Keyboardist John "Rabbit" Bundrick, so called because he looks exactly like one without the ears, has been with The Who for donkey's. The auxiliary, woolly-hatted guitarist turns out to be Townshend's own brother Simon. The drummer, the boyish Zak Starkey (Mrs Starr must be a looker, is all I'm saying) is a safe pair of hands, in that he doesn't break into the Tannoy booth at Golders Green station and announce "All Jews line up to be gassed" in a bad German accent, play pranks involving fertiliser bombs, starting pistols, pantomime horses, pigs' heads and piranhas (see Tony Fletcher's Dear Boy: The Life Of Keith Moon for the lowdown), or detonate 10 times the recommended amount of flash powder next to Townshend's head (a Moon stunt which the guitarist blames for his partial deafness).
But all eyes, tonight more than ever, are on Pete Townshend, who plays with all the pent-up sexual energy, violence and abandon of a juvenile. There's a massive cheer the first time he executes a right-arm windmill.
"Who Are You", the first Who song I ever heard, is also the first song we hear tonight. They follow it with "Can't Explain", its uptight, kinetic intro remaining one of rock's most exhilarating, and the clever (albeit controversial, with its "I look all white but my dad is black") "Substitute". And against all odds, it's absolutely thrilling.
The slogan "hope I die before I get old" was always a hostage to fortune, and has been thrown back in Townshend and Daltrey's faces countless times. The dinosaur-culling days of punk had their place, but there's something to treasure in the fact that we're all past that (if not past it) now, and can enjoy watching middle-aged men, both wearing hearing aids and fully aware of the ridiculousness of the situation, doing what they're (still) good at.

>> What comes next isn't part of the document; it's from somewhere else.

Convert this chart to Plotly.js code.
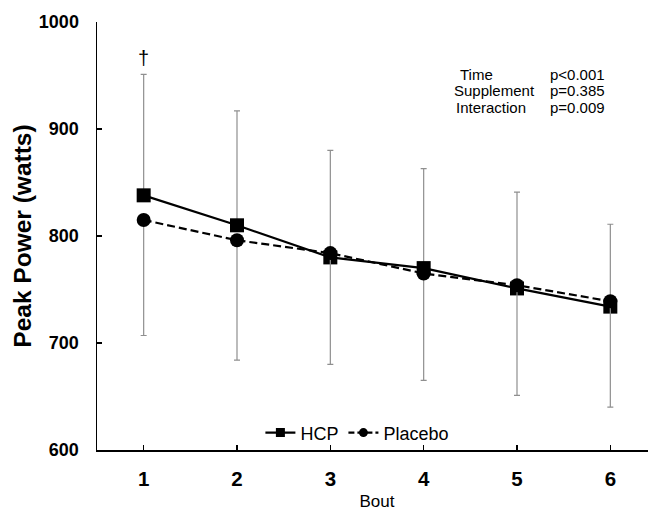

Standing in front of minimal backline of small Fender amps on a low stage (like it's 1965), Daltrey makes a chummy speech - he's got a cold but he's gonna "give it all" - but he's eclipsed when a simple "thanks for coming" from Townshend nearly brings the house down. After three songs, Twickenham's most famous member of the sex offenders' register has gained the confidence to take the shades off that spoon-reflected face, and look us in the eyes.
Daltrey announces their intention to "stay in the safety zone" for the first section of the show (before a truncated Tommy medley), and it's a hits set, including "The Kids Are Alright" (with the telling added line "my body's broken, my eyes can't see, my ears can't hear... but I'm still me"), the fist-biting anger of "You Better You Bet" (has there ever been a more unequivocally male band than The Who?), "Teenage Wasteland" (another song whose pomposity seemed ill-matched with the pill-popping, beach-fighting, alley-shagging youths in Quadrophenia), "5.15", and inevitably, "My Generation", incorporating "Old Red Wine", a new song dedicated to Entwistle.
By playing a gig like this, The Who are tacitly endorsing the funding by voluntary charity of that which should be funded from compulsory taxation. This is no great surprise: their politics were never exactly red in hue, as one of tonight's selections reminds us. Written 30 years later, "Won't Get Fooled Again", would have been fair comment ("and the party on the Left is now the party on the Right...), but in 1970 it was a depressingly conservative statement. We always knew Daltrey was a trout-farming landowner waiting to happen. What became of Townshend, however, nobody could ever have guessed.